Energy is mounting in the startup space around Haber-Bosch innovation too. For example, this year Ammobia, a San Francisco-based DGA start-up, introduced its enhanced Haber-Bosch technology, which uses 10 times lower pressure than conventional systems to synthesize ammonia. This breakthrough technology enables more cost-effective, efficient, and flexible green ammonia production.
In addition to DGA, development of larger-scale clean ammonia facilities is underway, such as Atlas Agro’s Pacific Green Fertilizer project in Richmond, Washington, set to produce 700 ktpa of ammonia derivatives. At a scale between DGA and centralized production, they are closer to their end-user and low-cost, but still require multi-step supply chains.
The introduction of first wave DGA projects will however require support at the outset, as widespread adoption of a novel technology is associated with certain risks and potential roadblocks. To secure financing from lenders, project developers will also be required to secure long-term offtake agreements. Potential offtakers might be reluctant to enter into long-term contracts, as such arrangements are atypical in the fertilizer market. Cost competitiveness is also a concern, as current conventional ammonia production might cost less than DGA production. As for project development, DGA suppliers face challenges related to permitting and long interconnection queues. These issues might make investments in DGA less desirable.
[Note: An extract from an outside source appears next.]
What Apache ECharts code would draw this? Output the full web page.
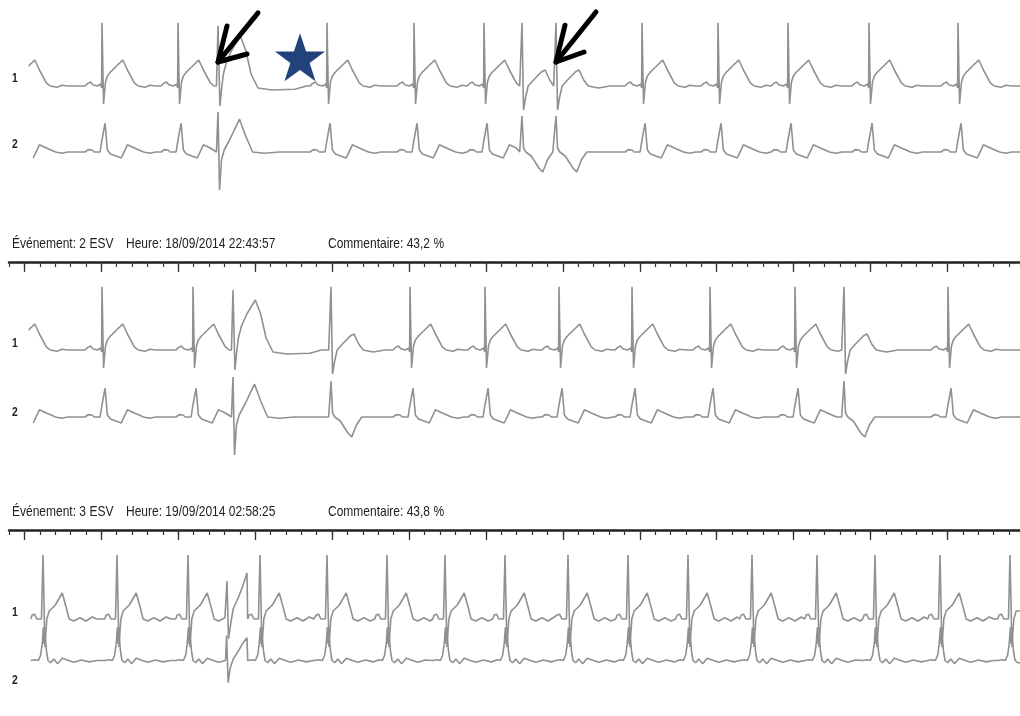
<!DOCTYPE html>
<html>
<head>
<meta charset="utf-8">
<title>Holter - ESV</title>
<script src="https://cdn.jsdelivr.net/npm/echarts@6/dist/echarts.min.js"></script>
<style>
  html, body { margin: 0; padding: 0; background: #fff; }
  #chart { width: 1020px; height: 716px; }
</style>
</head>
<body>
<div id="chart"></div>
<script>
// time in ms along the strip, amplitude in mV
var stripEnd = 13143

var strip1Beats = [65, 1209, 2197, 2717, 4134, 5265, 6175, 6669, 7111, 8229, 9217, 10127, 11180, 12337]
var strip1Types = ['N', 'N', 'N', 'V', 'N', 'N', 'N', 'A', 'A', 'N', 'N', 'N', 'N', 'N']
var strip2Beats = [65, 1209, 2392, 2912, 4186, 5213, 6188, 7150, 8099, 9113, 10218, 10855, 12207]
var strip2Types = ['N', 'N', 'N', 'V', 'A', 'N', 'N', 'N', 'N', 'N', 'N', 'A', 'N']
var strip3Beats = [442, 1404, 2327, 2834, 3263, 4134, 4914, 5668, 6448, 7267, 8047, 8827, 9659, 10504, 11258, 12103, 13013]
var strip3Types = ['N', 'N', 'N', 'V', 'N', 'N', 'N', 'N', 'N', 'N', 'N', 'N', 'N', 'N', 'N', 'N', 'N']
var stripStarts = [208, 234, 208]

// beat shapes [ms from R, mV], strips 1 and 2
var tplN1 = [[-220, 0], [-190, 0.06], [-150, 0.1], [-120, 0.03], [-60, 0], [-15, 0.05], [-5, -0.05], [0, 1.58], [20, -0.45], [45, 0.1], [70, 0.25], [110, 0.35], [190, 0.5], [270, 0.65], [330, 0.4], [420, 0.08], [470, 0], [560, -0.03], [620, 0.02], [700, 0]]
var tplN2 = [[-220, 0], [-180, 0.06], [-130, 0.05], [-100, 0], [-25, 0], [-5, 0.25], [10, 0.2], [40, 0.72], [70, 0.05], [110, -0.05], [250, -0.15], [330, 0.18], [420, 0.1], [540, 0], [620, -0.03], [700, 0]]
var tplV1 = [[-20, 0], [0, 1.5], [25, -0.5], [45, -0.1], [70, 0.3], [110, 0.6], [180, 0.9], [290, 1.25], [360, 0.9], [430, 0.3], [520, -0.05], [700, -0.1], [1000, -0.08], [1150, 0]]
var tplV2 = [[-20, 0], [0, 1.0], [20, -0.95], [45, -0.2], [80, 0.05], [150, 0.3], [280, 0.82], [360, 0.4], [450, 0], [600, -0.03], [800, 0]]
var tplA1 = [[-30, 0], [-10, 0.05], [0, 1.58], [20, -0.6], [45, -0.3], [80, 0], [150, 0.15], [250, 0.35], [300, 0.4], [360, 0.15], [420, 0], [550, -0.05], [700, 0]]
var tplA2 = [[-30, 0], [0, 0.9], [20, 0.1], [50, 0], [120, -0.1], [220, -0.4], [270, -0.5], [330, -0.2], [400, 0], [600, 0]]
// strip 3
var tplN3a = [[-160, 0], [-140, 0.1], [-110, 0.12], [-80, 0], [-20, 0], [0, 1.6], [25, -0.7], [50, 0], [80, 0.2], [160, 0.35], [250, 0.65], [300, 0.3], [340, 0], [400, -0.05], [480, 0.03], [560, -0.05], [640, 0.05], [700, 0]]
var tplN3b = [[-160, 0], [-100, 0.03], [-60, 0], [-30, 0.2], [-10, 0.6], [5, 1.2], [15, 0.6], [28, 0.9], [45, 0.35], [65, 0], [100, -0.08], [140, 0.05], [190, -0.12], [250, 0.08], [330, 0], [400, -0.06], [500, 0.02], [600, -0.05], [700, 0]]
var tplV3a = [[-20, 0], [0, 0.95], [20, -0.5], [50, -0.1], [80, 0.25], [150, 0.55], [200, 0.8], [260, 1.15], [310, 0.5], [370, 0], [450, 0]]
var tplV3b = [[-20, 0], [-5, 0.9], [15, -0.8], [40, -0.3], [80, 0.05], [150, 0.35], [200, 0.6], [260, 0.82], [320, 0.3], [380, 0], [450, 0]]

// tick strip above strips 2 and 3
var majorTicks = [200, 1200, 2200, 3200, 4200, 5200, 6200, 7200, 8200, 9200, 10200, 11200, 12200]

// annotations on strip 1, lead 1
var arrowTails = [[3237, 1.83], [7631, 1.85]]
var arrowTips = [[2717, 0.6], [7111, 0.6]]
var arrowBarbsA = [[2834, 1.5], [7228, 1.52]]
var arrowBarbsB = [[3094, 0.8], [7475, 0.85]]
var starPoint = [3783, 0.72]

var eventLabels = ['Événement: 2 ESV', 'Événement: 3 ESV']
var timeLabels = ['Heure: 18/09/2014 22:43:57', 'Heure: 19/09/2014 02:58:25']
var commentLabels = ['Commentaire: 43,2 %', 'Commentaire: 43,8 %']

function buildTrace (beats, types, shapes, start) {
  var out = []
  for (var i = 0; i < beats.length; i++) {
    var shape = shapes[types[i]]
    var next = i + 1 < beats.length ? beats[i + 1] + shapes[types[i + 1]][0][0] : Infinity
    shape.forEach(function (p) {
      var t = beats[i] + p[0]
      if (t >= start && t < next && t <= stripEnd) out.push([t, p[1]])
    })
  }
  // flat baseline out to the right edge of the strip
  var last = out[out.length - 1]
  if (last[0] < stripEnd) out.push([stripEnd, last[1]])
  return out
}

var lead1Shapes = {N: tplN1, V: tplV1, A: tplA1}
var lead2Shapes = {N: tplN2, V: tplV2, A: tplA2}
var lead1Shapes3 = {N: tplN3a, V: tplV3a}
var lead2Shapes3 = {N: tplN3b, V: tplV3b}

var traces = [
  buildTrace(strip1Beats, strip1Types, lead1Shapes, stripStarts[0]),
  buildTrace(strip1Beats, strip1Types, lead2Shapes, stripStarts[0]),
  buildTrace(strip2Beats, strip2Types, lead1Shapes, stripStarts[1]),
  buildTrace(strip2Beats, strip2Types, lead2Shapes, stripStarts[1]),
  buildTrace(strip3Beats, strip3Types, lead1Shapes3, stripStarts[2]),
  buildTrace(strip3Beats, strip3Types, lead2Shapes3, stripStarts[2])
]

var chart = echarts.init(document.getElementById('chart'))

var traceTops = [6, 72, 270, 337, 539, 605]
var tickTops = [262, 530]
var labelFont = '"Liberation Sans", Arial, sans-serif'

var grid = []
var xAxis = []
var yAxis = []
var series = []

traceTops.forEach(function (top, i) {
  grid.push({left: 9, right: 0, top: top, height: 160})
  xAxis.push({gridIndex: i, type: 'value', min: 0, max: stripEnd, show: false})
  yAxis.push({gridIndex: i, type: 'value', min: -2, max: 2, show: false})
  series.push({
    type: 'line',
    xAxisIndex: i,
    yAxisIndex: i,
    data: traces[i],
    showSymbol: false,
    silent: true,
    lineStyle: {color: '#909090', width: 1.6},
    z: 2
  })
})

tickTops.forEach(function (top, k) {
  var i = traceTops.length + k
  grid.push({left: 9, right: 0, top: top, height: 10})
  xAxis.push({
    gridIndex: i,
    type: 'value',
    position: 'top',
    min: 0,
    max: stripEnd,
    interval: 200,
    axisLine: {show: true, onZero: false, lineStyle: {color: '#222', width: 2.5}},
    axisTick: {show: true, inside: true, length: 5, lineStyle: {color: '#333', width: 1.2}},
    axisLabel: {show: false},
    splitLine: {show: false}
  })
  yAxis.push({gridIndex: i, type: 'value', min: 0, max: 1, show: false})
  series.push({
    type: 'line',
    xAxisIndex: i,
    yAxisIndex: i,
    data: [[0, 0]],
    showSymbol: false,
    silent: true,
    lineStyle: {opacity: 0},
    markLine: {
      silent: true,
      symbol: 'none',
      label: {show: false},
      lineStyle: {color: '#333', type: 'solid', width: 1.3},
      data: majorTicks.map(function (v) { return {xAxis: v} })
    }
  })
})

// arrows and star on strip 1
var arrowLines = []
arrowTips.forEach(function (tip, i) {
  arrowLines.push({coords: [arrowTails[i], tip]})
  arrowLines.push({coords: [arrowBarbsA[i], tip, arrowBarbsB[i]]})
})
series.push({
  type: 'lines',
  coordinateSystem: 'cartesian2d',
  xAxisIndex: 0,
  yAxisIndex: 0,
  polyline: true,
  silent: true,
  data: arrowLines,
  lineStyle: {color: '#000', width: 5, opacity: 1, cap: 'round', join: 'round'},
  z: 5
})
series.push({
  type: 'scatter',
  xAxisIndex: 0,
  yAxisIndex: 0,
  silent: true,
  data: [starPoint],
  symbol: 'path://M12,0.6 L14.9,9.2 L23.9,9.2 L16.6,14.6 L19.4,23.2 L12,17.9 L4.6,23.2 L7.4,14.6 L0.1,9.2 L9.1,9.2 Z',
  symbolSize: [50, 48],
  itemStyle: {color: '#22427c', opacity: 1},
  z: 5
})

var graphic = []
var leadLabelY = [78, 144, 343, 412, 612, 680]
leadLabelY.forEach(function (y, i) {
  graphic.push({
    type: 'text', x: 12, y: y, scaleX: 0.8, silent: true,
    style: {text: i % 2 === 0 ? '1' : '2', font: 'bold 13px ' + labelFont, fill: '#222', verticalAlign: 'middle'}
  })
})
var headerY = [236, 504]
headerY.forEach(function (y, k) {
  var font = '15px ' + labelFont
  graphic.push({type: 'text', x: 12, y: y, scaleX: 0.8, silent: true, style: {text: eventLabels[k], font: font, fill: '#222', verticalAlign: 'top'}})
  graphic.push({type: 'text', x: 126, y: y, scaleX: 0.8, silent: true, style: {text: timeLabels[k], font: font, fill: '#222', verticalAlign: 'top'}})
  graphic.push({type: 'text', x: 328, y: y, scaleX: 0.8, silent: true, style: {text: commentLabels[k], font: font, fill: '#222', verticalAlign: 'top'}})
})

chart.setOption({
  backgroundColor: '#fff',
  animation: false,
  grid: grid,
  xAxis: xAxis,
  yAxis: yAxis,
  series: series,
  graphic: graphic
})
</script>
</body>
</html>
Accelerating solutions that can favor the adoption of DGA in high-opportunity regions is vital. Facilitating long-term offtake agreements, establishing product differentiation and certification schemes for green ammonia, creating demand aggregation outlets, and promoting policies that can reduce the production cost for DGA will be fundamental to scale the opportunity. DGA has the potential to revolutionize the industry by bringing enhanced resilience and stability in regions that have often endured high fertilizer prices and inconsistent supply.